Gefragt ist jetzt »Massenpolitik«. Also der Versuch, auf allgemeine, große Schalter zu drücken, an die eine Mehrheit angeschlossen ist. Diese Politik des kleinsten Nenners - Abwehr der Austeritätsoffensive - ist nicht alles, ohne sie ist aber alles nichts. Zurückstehen muss einstweilen die politische Logik jenes »Movementismus«, der die vergangenen zwei Jahrzehnte bestimmte. Es ist für den Moment höchst kontraproduktiv, nicht auf das Allgemeine zu zielen, sondern auf das Besondere, die Differenz.

An jener Mehrheit, um deren Köpfe nun gerungen werden muss, wird einem nicht alles gefallen. Doch sind Themen wie etwa Gesundheit und Rente für nationalistische Kampagnen schwierig, weil es um Beitragssysteme geht und nicht um staatsbürgerschaftliche. Der momentane Abstieg der AfD, bislang der erfreulichste Effekt der Krise, wird sich verstetigen, wenn der Fokus auf diesen Für-alle-Themen ruht.

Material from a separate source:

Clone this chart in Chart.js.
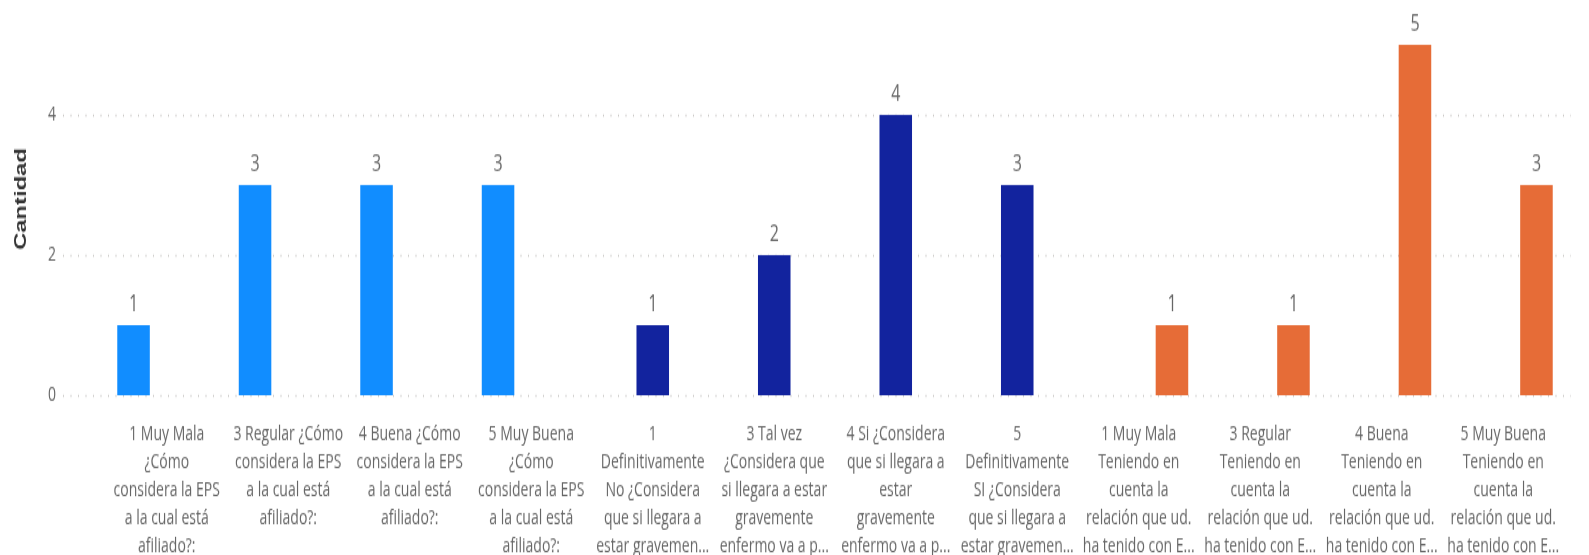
<!DOCTYPE html>
<html lang="es">
<head>
    <meta charset="UTF-8">
    <title>Cantidad por respuesta</title>
    <script src="https://cdn.jsdelivr.net/npm/chart.js"></script>
    <style>
        html, body {
            margin: 0;
            background: #ffffff;
        }

        /* Marco con la altura completa de la página */
        #marco {
            width: 1589px;
            height: 555px;
            overflow: hidden;
        }

        /* La captura original está estirada en vertical: se dibuja más bajo y se estira */
        #grafico {
            display: block;
            transform: scaleY(1.4015);
            transform-origin: 0 0;
        }
    </style>
</head>
<body>
    <div id="marco">
        <canvas id="grafico" width="1589" height="396"></canvas>
    </div>

    <script>
        // Etiquetas del eje X (tal como se ven, cortadas en líneas)
        const categorias = [
            ["1 Muy Mala", "¿Cómo", "considera la EPS", "a la cual está", "afiliado?:"],
            ["3 Regular ¿Cómo", "considera la EPS", "a la cual está", "afiliado?:"],
            ["4 Buena ¿Cómo", "considera la EPS", "a la cual está", "afiliado?:"],
            ["5 Muy Buena", "¿Cómo", "considera la EPS", "a la cual está", "afiliado?:"],
            ["1", "Definitivamente", "No ¿Considera", "que si llegara a", "estar gravemen..."],
            ["3 Tal vez", "¿Considera que", "si llegara a estar", "gravemente", "enfermo va a p..."],
            ["4 Si ¿Considera", "que si llegara a", "estar", "gravemente", "enfermo va a p..."],
            ["5", "Definitivamente", "SI ¿Considera", "que si llegara a", "estar gravemen..."],
            ["1 Muy Mala", "Teniendo en", "cuenta la", "relación que ud.", "ha tenido con E..."],
            ["3 Regular", "Teniendo en", "cuenta la", "relación que ud.", "ha tenido con E..."],
            ["4 Buena", "Teniendo en", "cuenta la", "relación que ud.", "ha tenido con E..."],
            ["5 Muy Buena", "Teniendo en", "cuenta la", "relación que ud.", "ha tenido con E..."]
        ];

        // Valores de cada pregunta (null = la pregunta no tiene esa categoría)
        const valoresEPS        = [1, 3, 3, 3, null, null, null, null, null, null, null, null];
        const valoresGravemente = [null, null, null, null, 1, 2, 4, 3, null, null, null, null];
        const valoresRelacion   = [null, null, null, null, null, null, null, null, 1, 1, 5, 3];

        // Marcas del eje Y
        const marcasY = [0, 2, 4];

        const colores = ["#118DFF", "#12239E", "#E66C37"];

        Chart.defaults.font.family = "'Open Sans', sans-serif";
        Chart.defaults.color = "#666666";

        // Líneas punteadas de la cuadrícula (más anchas que el área de barras, como en Power BI)
        const cuadricula = {
            id: "cuadricula",
            beforeDatasetsDraw(chart) {
                const ctx = chart.ctx;
                const ejeY = chart.scales.y;
                const area = chart.chartArea;
                ctx.save();
                ctx.strokeStyle = "#c8c6c4";
                ctx.lineWidth = 1.4;
                ctx.setLineDash([1, 6.5]);
                ejeY.ticks.forEach(t => {
                    const py = Math.round(ejeY.getPixelForValue(t.value)) + 0.5;
                    ctx.beginPath();
                    ctx.moveTo(area.left - 43, py);
                    ctx.lineTo(area.right + 7, py);
                    ctx.stroke();
                });
                ctx.restore();
            }
        };

        // Etiqueta con el valor encima de cada barra
        const etiquetasValor = {
            id: "etiquetasValor",
            afterDatasetsDraw(chart) {
                const ctx = chart.ctx;
                ctx.save();
                ctx.font = "16px 'Open Sans'";
                ctx.fillStyle = "#666666";
                ctx.textAlign = "center";
                ctx.textBaseline = "alphabetic";
                chart.data.datasets.forEach((ds, i) => {
                    chart.getDatasetMeta(i).data.forEach((barra, j) => {
                        if (ds.data[j] === null) return;
                        ctx.fillText(ds.data[j], barra.x, barra.y - 10);
                    });
                });
                ctx.restore();
            }
        };

        const serie = (nombre, datos, color) => ({
            label: nombre,
            data: datos,
            backgroundColor: color,
            borderWidth: 0,
            categoryPercentage: 0.82,
            barPercentage: 0.98
        });

        new Chart(document.getElementById("grafico"), {
            type: "bar",
            data: {
                labels: categorias,
                datasets: [
                    serie("¿Cómo considera la EPS a la cual está afiliado?", valoresEPS, colores[0]),
                    serie("¿Considera que si llegara a estar gravemente enfermo...?", valoresGravemente, colores[1]),
                    serie("Teniendo en cuenta la relación que ud. ha tenido con EPS...", valoresRelacion, colores[2])
                ]
            },
            options: {
                responsive: false,
                animation: false,
                layout: { padding: { top: 2, right: 25, bottom: 0, left: 0 } },
                plugins: {
                    legend: { display: false },
                    tooltip: { enabled: false }
                },
                scales: {
                    x: {
                        grid: { display: false, drawTicks: false },
                        border: { display: false },
                        ticks: {
                            autoSkip: false,
                            maxRotation: 0,
                            padding: 18,
                            color: "#666666",
                            font: { size: 14, lineHeight: 1.43 }
                        },
                        afterFit(escala) { escala.height = 114; }
                    },
                    y: {
                        min: 0,
                        max: 5.6,
                        grid: { display: false, drawTicks: false },
                        border: { display: false },
                        ticks: {
                            stepSize: 2,
                            padding: 50,
                            color: "#666666",
                            font: { size: 14 }
                        },
                        afterBuildTicks(escala) {
                            escala.ticks = marcasY.map(v => ({ value: v }));
                        },
                        afterFit(escala) {
                            // ancho fijo del eje y sin el relleno vertical que añade ticks.padding
                            escala.width = 106;
                            escala.paddingTop = 0;
                            escala.paddingBottom = 0;
                        },
                        title: {
                            display: true,
                            text: "Cantidad",
                            color: "#333333",
                            padding: { top: 11, bottom: 0 },
                            font: { family: "'Liberation Sans', Arial, sans-serif", size: 17, weight: "bold" }
                        }
                    }
                }
            },
            plugins: [cuadricula, etiquetasValor]
        });
    </script>
</body>
</html>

Und vielleicht findet sich in dieser gemeinsamen Abwehrschlacht jenes bislang notorisch abwesende Element, das das sprichwörtliche »Mosaik« der emanzipatorischen Bewegungen zu wirksamer Bündelung führt.

Erste und letzte Bedingung einer linken Politik in Zeiten von Corona aber bleibt: Es muss Schluss sein mit jenem Krieg zwischen der alten und neuen Schule. Wer sich fragt, wie man drastischste Maßnahmen mit einer bis auf die Stellen hinterm Komma angegebenen »Todesrate« oder »Reproduktionszahl« begründen kann, obwohl man die Gesamtzahl der Infizierten noch immer nicht näherungsweise kennt, ist noch lange kein »Corona-Leugner« - und das »Liken« des »Heinsberg-Protokolls« auf Facebook macht niemandem zum zynischen »Todesengel«. Und umgekehrt ist nicht gleich »gehirngewaschen«, wer in unklarer Lage eben zu maximaler Vorsicht rät.

Nicht nur, weil man bald um das Danach in angedeuteter Weise gemeinsam zu kämpfen haben wird, empfiehlt es sich, die Luft anzuhalten und bis Hundert zu zählen, bevor man derlei Angst und Frust ins Internet tippt. Sondern auch, weil einem viele dieser Äußerungen einmal schrecklich peinlich werden könnten.